■ Problem requirements
Go through the data and copy every line exactly, but not the images.

■ Data
● ● ● ●
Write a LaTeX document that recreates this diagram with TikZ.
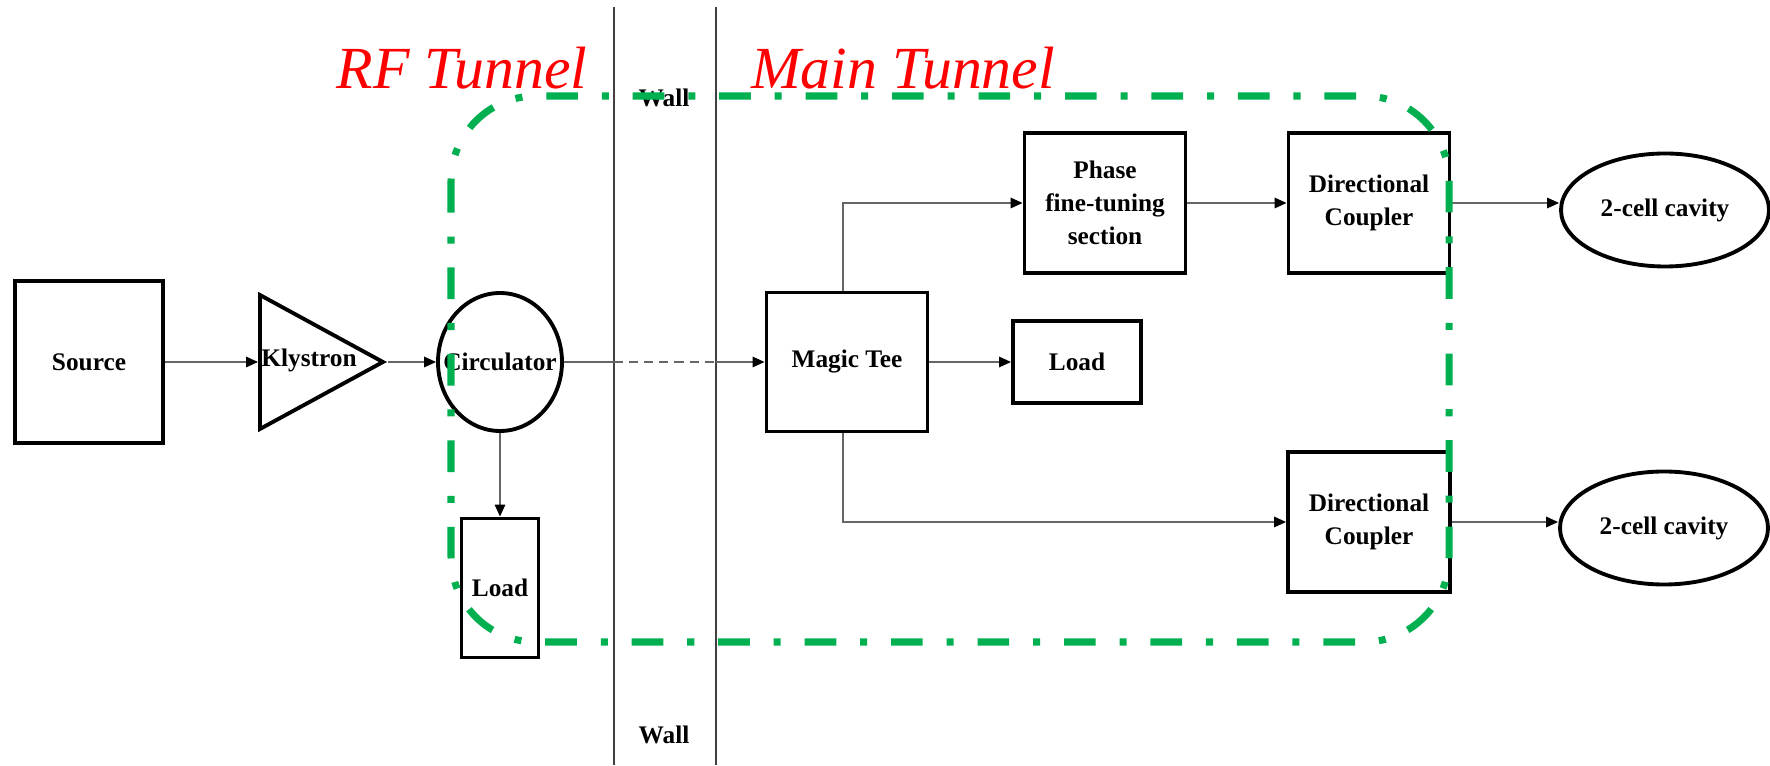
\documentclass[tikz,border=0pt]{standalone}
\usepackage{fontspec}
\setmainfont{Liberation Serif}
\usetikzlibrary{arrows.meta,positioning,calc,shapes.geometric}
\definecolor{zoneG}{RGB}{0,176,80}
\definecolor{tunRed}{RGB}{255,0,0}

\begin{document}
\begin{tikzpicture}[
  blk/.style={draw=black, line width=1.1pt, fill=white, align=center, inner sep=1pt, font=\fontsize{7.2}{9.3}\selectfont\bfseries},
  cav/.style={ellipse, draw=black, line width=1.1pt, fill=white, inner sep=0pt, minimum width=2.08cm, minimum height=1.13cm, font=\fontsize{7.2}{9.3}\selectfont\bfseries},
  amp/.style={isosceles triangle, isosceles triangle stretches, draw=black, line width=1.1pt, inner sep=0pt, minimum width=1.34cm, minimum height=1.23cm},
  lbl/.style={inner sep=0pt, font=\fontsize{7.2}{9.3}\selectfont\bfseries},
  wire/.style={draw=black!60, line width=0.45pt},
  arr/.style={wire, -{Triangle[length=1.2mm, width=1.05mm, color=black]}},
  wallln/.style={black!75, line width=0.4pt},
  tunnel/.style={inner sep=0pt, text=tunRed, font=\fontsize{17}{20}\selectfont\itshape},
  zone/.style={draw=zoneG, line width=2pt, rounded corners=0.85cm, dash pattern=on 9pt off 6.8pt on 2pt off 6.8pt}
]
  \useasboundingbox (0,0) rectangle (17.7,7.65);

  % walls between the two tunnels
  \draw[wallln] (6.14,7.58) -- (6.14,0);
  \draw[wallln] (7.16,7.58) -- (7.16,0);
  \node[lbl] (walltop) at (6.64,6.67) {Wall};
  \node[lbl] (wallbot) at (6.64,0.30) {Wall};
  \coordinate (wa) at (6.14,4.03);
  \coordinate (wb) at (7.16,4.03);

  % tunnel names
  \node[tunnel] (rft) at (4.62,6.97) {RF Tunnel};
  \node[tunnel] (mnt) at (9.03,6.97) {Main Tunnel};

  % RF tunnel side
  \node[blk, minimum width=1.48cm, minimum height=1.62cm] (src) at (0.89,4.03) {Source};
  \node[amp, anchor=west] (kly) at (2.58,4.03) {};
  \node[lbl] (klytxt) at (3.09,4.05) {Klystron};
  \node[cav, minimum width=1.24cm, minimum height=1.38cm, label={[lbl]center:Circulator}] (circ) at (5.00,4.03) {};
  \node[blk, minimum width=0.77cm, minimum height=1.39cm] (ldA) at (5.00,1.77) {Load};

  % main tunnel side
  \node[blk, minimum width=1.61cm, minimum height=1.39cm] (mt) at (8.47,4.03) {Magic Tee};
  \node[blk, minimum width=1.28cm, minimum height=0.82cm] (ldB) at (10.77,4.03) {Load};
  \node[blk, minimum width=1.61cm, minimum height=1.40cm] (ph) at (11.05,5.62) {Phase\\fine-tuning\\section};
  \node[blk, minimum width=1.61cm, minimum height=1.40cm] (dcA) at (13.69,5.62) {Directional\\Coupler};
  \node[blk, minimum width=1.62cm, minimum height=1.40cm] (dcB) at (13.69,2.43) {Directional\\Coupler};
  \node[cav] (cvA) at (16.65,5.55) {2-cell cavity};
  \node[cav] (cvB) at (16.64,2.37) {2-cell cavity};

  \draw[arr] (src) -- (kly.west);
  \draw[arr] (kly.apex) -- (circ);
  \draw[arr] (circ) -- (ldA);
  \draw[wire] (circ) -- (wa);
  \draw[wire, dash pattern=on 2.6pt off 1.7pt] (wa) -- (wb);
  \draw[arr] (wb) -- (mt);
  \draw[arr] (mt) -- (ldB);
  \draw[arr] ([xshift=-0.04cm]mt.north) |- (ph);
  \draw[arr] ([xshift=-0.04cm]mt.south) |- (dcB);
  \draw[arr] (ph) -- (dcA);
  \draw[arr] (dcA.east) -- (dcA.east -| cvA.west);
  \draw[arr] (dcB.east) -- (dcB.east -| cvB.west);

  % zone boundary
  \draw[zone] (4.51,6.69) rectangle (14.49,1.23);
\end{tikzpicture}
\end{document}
● ● ● ●
■ Task output
Write a LaTeX document that recreates this diagram with TikZ.
\documentclass[tikz,border=0pt]{standalone}
\usepackage{fontspec}
\setmainfont{Liberation Serif}
\usetikzlibrary{arrows.meta,positioning,calc,shapes.geometric}
\definecolor{zoneG}{RGB}{0,176,80}
\definecolor{tunRed}{RGB}{255,0,0}

\begin{document}
\begin{tikzpicture}[
  blk/.style={draw=black, line width=1.1pt, fill=white, align=center, inner sep=1pt, font=\fontsize{7.2}{9.3}\selectfont\bfseries},
  cav/.style={ellipse, draw=black, line width=1.1pt, fill=white, inner sep=0pt, minimum width=2.08cm, minimum height=1.13cm, font=\fontsize{7.2}{9.3}\selectfont\bfseries},
  amp/.style={isosceles triangle, isosceles triangle stretches, draw=black, line width=1.1pt, inner sep=0pt, minimum width=1.34cm, minimum height=1.23cm},
  lbl/.style={inner sep=0pt, font=\fontsize{7.2}{9.3}\selectfont\bfseries},
  wire/.style={draw=black!60, line width=0.45pt},
  arr/.style={wire, -{Triangle[length=1.2mm, width=1.05mm, color=black]}},
  wallln/.style={black!75, line width=0.4pt},
  tunnel/.style={inner sep=0pt, text=tunRed, font=\fontsize{17}{20}\selectfont\itshape},
  zone/.style={draw=zoneG, line width=2pt, rounded corners=0.85cm, dash pattern=on 9pt off 6.8pt on 2pt off 6.8pt}
]
  \useasboundingbox (0,0) rectangle (17.7,7.65);

  % walls between the two tunnels
  \draw[wallln] (6.14,7.58) -- (6.14,0);
  \draw[wallln] (7.16,7.58) -- (7.16,0);
  \node[lbl] (walltop) at (6.64,6.67) {Wall};
  \node[lbl] (wallbot) at (6.64,0.30) {Wall};
  \coordinate (wa) at (6.14,4.03);
  \coordinate (wb) at (7.16,4.03);

  % tunnel names
  \node[tunnel] (rft) at (4.62,6.97) {RF Tunnel};
  \node[tunnel] (mnt) at (9.03,6.97) {Main Tunnel};

  % RF tunnel side
  \node[blk, minimum width=1.48cm, minimum height=1.62cm] (src) at (0.89,4.03) {Source};
  \node[amp, anchor=west] (kly) at (2.58,4.03) {};
  \node[lbl] (klytxt) at (3.09,4.05) {Klystron};
  \node[cav, minimum width=1.24cm, minimum height=1.38cm, label={[lbl]center:Circulator}] (circ) at (5.00,4.03) {};
  \node[blk, minimum width=0.77cm, minimum height=1.39cm] (ldA) at (5.00,1.77) {Load};

  % main tunnel side
  \node[blk, minimum width=1.61cm, minimum height=1.39cm] (mt) at (8.47,4.03) {Magic Tee};
  \node[blk, minimum width=1.28cm, minimum height=0.82cm] (ldB) at (10.77,4.03) {Load};
  \node[blk, minimum width=1.61cm, minimum height=1.40cm] (ph) at (11.05,5.62) {Phase\\fine-tuning\\section};
  \node[blk, minimum width=1.61cm, minimum height=1.40cm] (dcA) at (13.69,5.62) {Directional\\Coupler};
  \node[blk, minimum width=1.62cm, minimum height=1.40cm] (dcB) at (13.69,2.43) {Directional\\Coupler};
  \node[cav] (cvA) at (16.65,5.55) {2-cell cavity};
  \node[cav] (cvB) at (16.64,2.37) {2-cell cavity};

  \draw[arr] (src) -- (kly.west);
  \draw[arr] (kly.apex) -- (circ);
  \draw[arr] (circ) -- (ldA);
  \draw[wire] (circ) -- (wa);
  \draw[wire, dash pattern=on 2.6pt off 1.7pt] (wa) -- (wb);
  \draw[arr] (wb) -- (mt);
  \draw[arr] (mt) -- (ldB);
  \draw[arr] ([xshift=-0.04cm]mt.north) |- (ph);
  \draw[arr] ([xshift=-0.04cm]mt.south) |- (dcB);
  \draw[arr] (ph) -- (dcA);
  \draw[arr] (dcA.east) -- (dcA.east -| cvA.west);
  \draw[arr] (dcB.east) -- (dcB.east -| cvB.west);

  % zone boundary
  \draw[zone] (4.51,6.69) rectangle (14.49,1.23);
\end{tikzpicture}
\end{document}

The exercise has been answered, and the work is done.